┌──

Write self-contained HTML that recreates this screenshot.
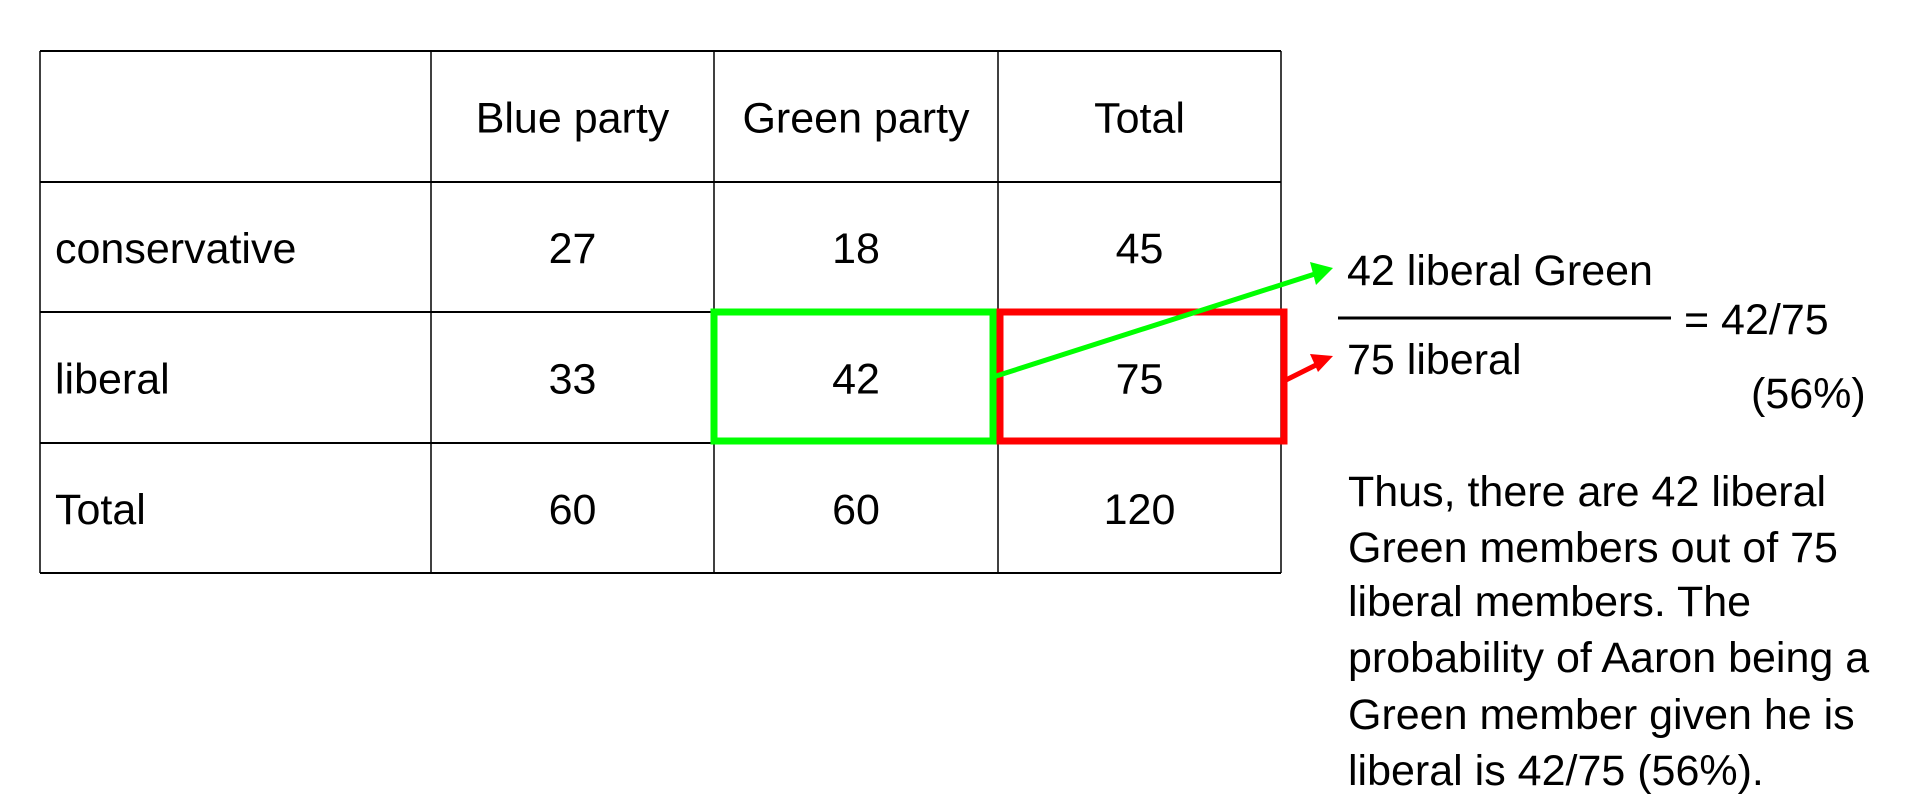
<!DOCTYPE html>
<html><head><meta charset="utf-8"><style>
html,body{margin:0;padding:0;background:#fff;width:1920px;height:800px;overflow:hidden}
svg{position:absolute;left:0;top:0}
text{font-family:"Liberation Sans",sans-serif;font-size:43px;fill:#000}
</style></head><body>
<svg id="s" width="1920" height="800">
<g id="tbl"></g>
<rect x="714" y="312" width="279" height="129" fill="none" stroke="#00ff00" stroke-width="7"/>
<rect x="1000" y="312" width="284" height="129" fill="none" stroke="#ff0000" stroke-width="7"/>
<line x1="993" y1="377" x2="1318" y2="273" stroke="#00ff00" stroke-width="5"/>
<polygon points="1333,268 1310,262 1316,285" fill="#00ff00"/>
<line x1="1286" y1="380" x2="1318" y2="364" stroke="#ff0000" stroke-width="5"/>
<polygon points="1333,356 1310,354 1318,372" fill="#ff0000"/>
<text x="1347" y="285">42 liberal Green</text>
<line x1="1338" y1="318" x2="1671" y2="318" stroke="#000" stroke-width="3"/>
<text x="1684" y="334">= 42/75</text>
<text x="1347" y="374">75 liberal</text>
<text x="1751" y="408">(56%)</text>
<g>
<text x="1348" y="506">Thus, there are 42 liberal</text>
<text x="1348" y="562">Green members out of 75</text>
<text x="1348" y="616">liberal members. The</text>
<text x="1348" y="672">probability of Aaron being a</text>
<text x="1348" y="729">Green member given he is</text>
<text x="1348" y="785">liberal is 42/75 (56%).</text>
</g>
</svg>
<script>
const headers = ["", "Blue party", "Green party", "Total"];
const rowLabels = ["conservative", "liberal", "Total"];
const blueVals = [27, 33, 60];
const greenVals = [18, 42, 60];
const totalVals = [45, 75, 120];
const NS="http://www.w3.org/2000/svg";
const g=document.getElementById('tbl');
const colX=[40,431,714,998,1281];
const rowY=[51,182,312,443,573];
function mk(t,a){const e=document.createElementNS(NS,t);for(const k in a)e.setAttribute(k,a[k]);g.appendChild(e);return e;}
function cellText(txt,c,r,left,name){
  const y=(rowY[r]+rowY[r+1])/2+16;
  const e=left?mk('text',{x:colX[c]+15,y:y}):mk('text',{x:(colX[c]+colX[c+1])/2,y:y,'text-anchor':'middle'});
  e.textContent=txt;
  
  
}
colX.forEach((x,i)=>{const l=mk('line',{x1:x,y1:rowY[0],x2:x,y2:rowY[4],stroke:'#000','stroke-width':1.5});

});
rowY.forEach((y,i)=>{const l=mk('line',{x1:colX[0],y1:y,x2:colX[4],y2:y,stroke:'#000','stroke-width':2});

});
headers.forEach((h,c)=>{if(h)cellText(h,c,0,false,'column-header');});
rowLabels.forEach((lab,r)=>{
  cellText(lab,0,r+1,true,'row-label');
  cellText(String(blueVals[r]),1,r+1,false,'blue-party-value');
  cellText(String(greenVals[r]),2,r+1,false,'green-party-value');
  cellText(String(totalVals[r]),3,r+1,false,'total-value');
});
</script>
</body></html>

└──

* **Stated task**: Retype the listing exactly. Pictures do not belong in the copy.

* **Finished exercise**:
Write self-contained HTML that recreates this screenshot.
<!DOCTYPE html>
<html><head><meta charset="utf-8"><style>
html,body{margin:0;padding:0;background:#fff;width:1920px;height:800px;overflow:hidden}
svg{position:absolute;left:0;top:0}
text{font-family:"Liberation Sans",sans-serif;font-size:43px;fill:#000}
</style></head><body>
<svg id="s" width="1920" height="800">
<g id="tbl"></g>
<rect x="714" y="312" width="279" height="129" fill="none" stroke="#00ff00" stroke-width="7"/>
<rect x="1000" y="312" width="284" height="129" fill="none" stroke="#ff0000" stroke-width="7"/>
<line x1="993" y1="377" x2="1318" y2="273" stroke="#00ff00" stroke-width="5"/>
<polygon points="1333,268 1310,262 1316,285" fill="#00ff00"/>
<line x1="1286" y1="380" x2="1318" y2="364" stroke="#ff0000" stroke-width="5"/>
<polygon points="1333,356 1310,354 1318,372" fill="#ff0000"/>
<text x="1347" y="285">42 liberal Green</text>
<line x1="1338" y1="318" x2="1671" y2="318" stroke="#000" stroke-width="3"/>
<text x="1684" y="334">= 42/75</text>
<text x="1347" y="374">75 liberal</text>
<text x="1751" y="408">(56%)</text>
<g>
<text x="1348" y="506">Thus, there are 42 liberal</text>
<text x="1348" y="562">Green members out of 75</text>
<text x="1348" y="616">liberal members. The</text>
<text x="1348" y="672">probability of Aaron being a</text>
<text x="1348" y="729">Green member given he is</text>
<text x="1348" y="785">liberal is 42/75 (56%).</text>
</g>
</svg>
<script>
const headers = ["", "Blue party", "Green party", "Total"];
const rowLabels = ["conservative", "liberal", "Total"];
const blueVals = [27, 33, 60];
const greenVals = [18, 42, 60];
const totalVals = [45, 75, 120];
const NS="http://www.w3.org/2000/svg";
const g=document.getElementById('tbl');
const colX=[40,431,714,998,1281];
const rowY=[51,182,312,443,573];
function mk(t,a){const e=document.createElementNS(NS,t);for(const k in a)e.setAttribute(k,a[k]);g.appendChild(e);return e;}
function cellText(txt,c,r,left,name){
  const y=(rowY[r]+rowY[r+1])/2+16;
  const e=left?mk('text',{x:colX[c]+15,y:y}):mk('text',{x:(colX[c]+colX[c+1])/2,y:y,'text-anchor':'middle'});
  e.textContent=txt;
  
  
}
colX.forEach((x,i)=>{const l=mk('line',{x1:x,y1:rowY[0],x2:x,y2:rowY[4],stroke:'#000','stroke-width':1.5});

});
rowY.forEach((y,i)=>{const l=mk('line',{x1:colX[0],y1:y,x2:colX[4],y2:y,stroke:'#000','stroke-width':2});

});
headers.forEach((h,c)=>{if(h)cellText(h,c,0,false,'column-header');});
rowLabels.forEach((lab,r)=>{
  cellText(lab,0,r+1,true,'row-label');
  cellText(String(blueVals[r]),1,r+1,false,'blue-party-value');
  cellText(String(greenVals[r]),2,r+1,false,'green-party-value');
  cellText(String(totalVals[r]),3,r+1,false,'total-value');
});
</script>
</body></html>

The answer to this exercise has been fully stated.